Begin

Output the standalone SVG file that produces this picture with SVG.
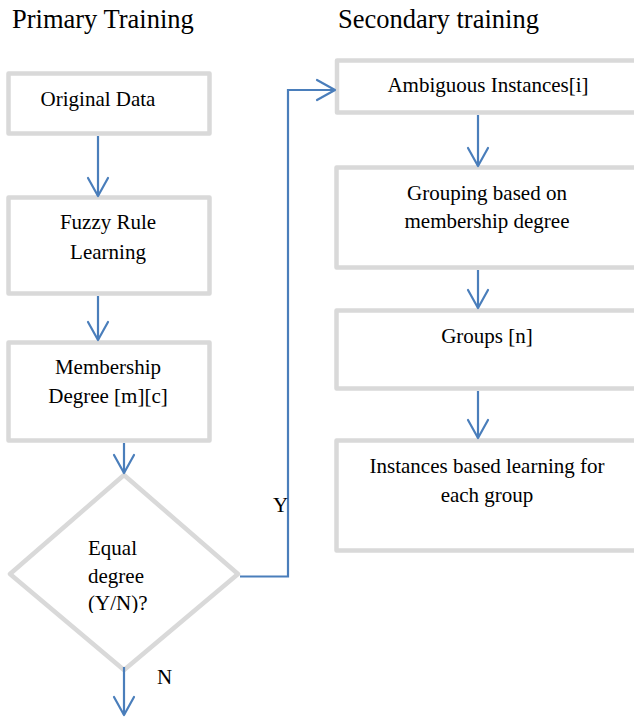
<svg xmlns="http://www.w3.org/2000/svg" width="634" height="717" viewBox="0 0 634 717" font-family="'Liberation Serif', 'DejaVu Serif', serif">
<style>
.box{fill:#ffffff;stroke:#d9d9d9;stroke-width:4.5;stroke-linejoin:round}
text{font-family:'Liberation Serif','DejaVu Serif',serif;fill:#000000}
.lbl{font-size:21px}
.ttl{font-size:26.5px}
.con{fill:none;stroke:#4a7ebb;stroke-width:2.2}
</style>
<defs>
<marker id="arr" markerUnits="userSpaceOnUse" markerWidth="22" markerHeight="24" refX="19" refY="11" orient="auto" overflow="visible">
<path d="M1,1 L19,11 L1,21" fill="none" stroke="#4a7ebb" stroke-width="2.2" stroke-linejoin="round" stroke-linecap="round"/>
</marker>
<clipPath id="dclip"><rect x="0" y="530" width="240" height="83"/></clipPath>
</defs>
<rect width="634" height="717" fill="#ffffff"/>
<text class="ttl" x="12" y="28" font-family="Liberation Serif, serif">Primary Training</text>
<text class="ttl" x="338" y="28" font-family="Liberation Serif, serif">Secondary training</text>

<g id="n-original">
<rect class="box" x="8.5" y="73.5" width="201" height="60"/>
<text class="lbl" x="98" y="106" text-anchor="middle">Original Data</text>
</g>
<g id="n-fuzzy">
<rect class="box" x="8.5" y="197.5" width="201" height="96"/>
<text class="lbl" x="108" y="229" text-anchor="middle">Fuzzy Rule</text>
<text class="lbl" x="108" y="259" text-anchor="middle">Learning</text>
</g>
<g id="n-membership">
<rect class="box" x="8.5" y="342.5" width="201" height="98"/>
<text class="lbl" x="108" y="374" text-anchor="middle">Membership</text>
<text class="lbl" x="108" y="403" text-anchor="middle">Degree [m][c]</text>
</g>
<g id="n-decision">
<polygon class="box" points="124,475 238,574 124,670 10,574"/>
<g clip-path="url(#dclip)">
<text class="lbl" x="88" y="555">Equal</text>
<text class="lbl" x="88" y="583">degree</text>
<text class="lbl" x="88" y="610">(Y/N)?</text>
</g>
</g>
<g id="n-ambiguous">
<rect class="box" x="337" y="60.5" width="310" height="52"/>
<text class="lbl" x="488" y="92" text-anchor="middle">Ambiguous Instances[i]</text>
</g>
<g id="n-grouping">
<rect class="box" x="336.5" y="167.5" width="310" height="100"/>
<text class="lbl" x="487" y="200" text-anchor="middle">Grouping based on</text>
<text class="lbl" x="487" y="228" text-anchor="middle">membership degree</text>
</g>
<g id="n-groups">
<rect class="box" x="336.5" y="310.5" width="310" height="78"/>
<text class="lbl" x="487" y="343" text-anchor="middle">Groups [n]</text>
</g>
<g id="n-instances">
<rect class="box" x="336.5" y="440.5" width="310" height="110"/>
<text class="lbl" x="487" y="473" text-anchor="middle">Instances based learning for</text>
<text class="lbl" x="487" y="502" text-anchor="middle">each group</text>
</g>

<g id="connectors">
<path class="con" d="M98,136 L98,196" marker-end="url(#arr)"/>
<path class="con" d="M98,296 L98,340" marker-end="url(#arr)"/>
<path class="con" d="M124,443 L124,473" marker-end="url(#arr)"/>
<path class="con" d="M240,576.5 L288,576.5 L288,90 L335,90" marker-end="url(#arr)"/>
<path class="con" d="M124,667 L124,715" marker-end="url(#arr)"/>
<path class="con" d="M478,115 L478,166" marker-end="url(#arr)"/>
<path class="con" d="M478,270 L478,308" marker-end="url(#arr)"/>
<path class="con" d="M478,391 L478,438" marker-end="url(#arr)"/>
<text class="lbl" x="273" y="512">Y</text>
<text class="lbl" x="157" y="684">N</text>
</g>
</svg>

End

*DIRECTION:* Pictures excluded, quote all the data above exactly.

*EXPECTED ANSWER:*
Output the standalone SVG file that produces this picture with SVG.
<svg xmlns="http://www.w3.org/2000/svg" width="634" height="717" viewBox="0 0 634 717" font-family="'Liberation Serif', 'DejaVu Serif', serif">
<style>
.box{fill:#ffffff;stroke:#d9d9d9;stroke-width:4.5;stroke-linejoin:round}
text{font-family:'Liberation Serif','DejaVu Serif',serif;fill:#000000}
.lbl{font-size:21px}
.ttl{font-size:26.5px}
.con{fill:none;stroke:#4a7ebb;stroke-width:2.2}
</style>
<defs>
<marker id="arr" markerUnits="userSpaceOnUse" markerWidth="22" markerHeight="24" refX="19" refY="11" orient="auto" overflow="visible">
<path d="M1,1 L19,11 L1,21" fill="none" stroke="#4a7ebb" stroke-width="2.2" stroke-linejoin="round" stroke-linecap="round"/>
</marker>
<clipPath id="dclip"><rect x="0" y="530" width="240" height="83"/></clipPath>
</defs>
<rect width="634" height="717" fill="#ffffff"/>
<text class="ttl" x="12" y="28" font-family="Liberation Serif, serif">Primary Training</text>
<text class="ttl" x="338" y="28" font-family="Liberation Serif, serif">Secondary training</text>

<g id="n-original">
<rect class="box" x="8.5" y="73.5" width="201" height="60"/>
<text class="lbl" x="98" y="106" text-anchor="middle">Original Data</text>
</g>
<g id="n-fuzzy">
<rect class="box" x="8.5" y="197.5" width="201" height="96"/>
<text class="lbl" x="108" y="229" text-anchor="middle">Fuzzy Rule</text>
<text class="lbl" x="108" y="259" text-anchor="middle">Learning</text>
</g>
<g id="n-membership">
<rect class="box" x="8.5" y="342.5" width="201" height="98"/>
<text class="lbl" x="108" y="374" text-anchor="middle">Membership</text>
<text class="lbl" x="108" y="403" text-anchor="middle">Degree [m][c]</text>
</g>
<g id="n-decision">
<polygon class="box" points="124,475 238,574 124,670 10,574"/>
<g clip-path="url(#dclip)">
<text class="lbl" x="88" y="555">Equal</text>
<text class="lbl" x="88" y="583">degree</text>
<text class="lbl" x="88" y="610">(Y/N)?</text>
</g>
</g>
<g id="n-ambiguous">
<rect class="box" x="337" y="60.5" width="310" height="52"/>
<text class="lbl" x="488" y="92" text-anchor="middle">Ambiguous Instances[i]</text>
</g>
<g id="n-grouping">
<rect class="box" x="336.5" y="167.5" width="310" height="100"/>
<text class="lbl" x="487" y="200" text-anchor="middle">Grouping based on</text>
<text class="lbl" x="487" y="228" text-anchor="middle">membership degree</text>
</g>
<g id="n-groups">
<rect class="box" x="336.5" y="310.5" width="310" height="78"/>
<text class="lbl" x="487" y="343" text-anchor="middle">Groups [n]</text>
</g>
<g id="n-instances">
<rect class="box" x="336.5" y="440.5" width="310" height="110"/>
<text class="lbl" x="487" y="473" text-anchor="middle">Instances based learning for</text>
<text class="lbl" x="487" y="502" text-anchor="middle">each group</text>
</g>

<g id="connectors">
<path class="con" d="M98,136 L98,196" marker-end="url(#arr)"/>
<path class="con" d="M98,296 L98,340" marker-end="url(#arr)"/>
<path class="con" d="M124,443 L124,473" marker-end="url(#arr)"/>
<path class="con" d="M240,576.5 L288,576.5 L288,90 L335,90" marker-end="url(#arr)"/>
<path class="con" d="M124,667 L124,715" marker-end="url(#arr)"/>
<path class="con" d="M478,115 L478,166" marker-end="url(#arr)"/>
<path class="con" d="M478,270 L478,308" marker-end="url(#arr)"/>
<path class="con" d="M478,391 L478,438" marker-end="url(#arr)"/>
<text class="lbl" x="273" y="512">Y</text>
<text class="lbl" x="157" y="684">N</text>
</g>
</svg>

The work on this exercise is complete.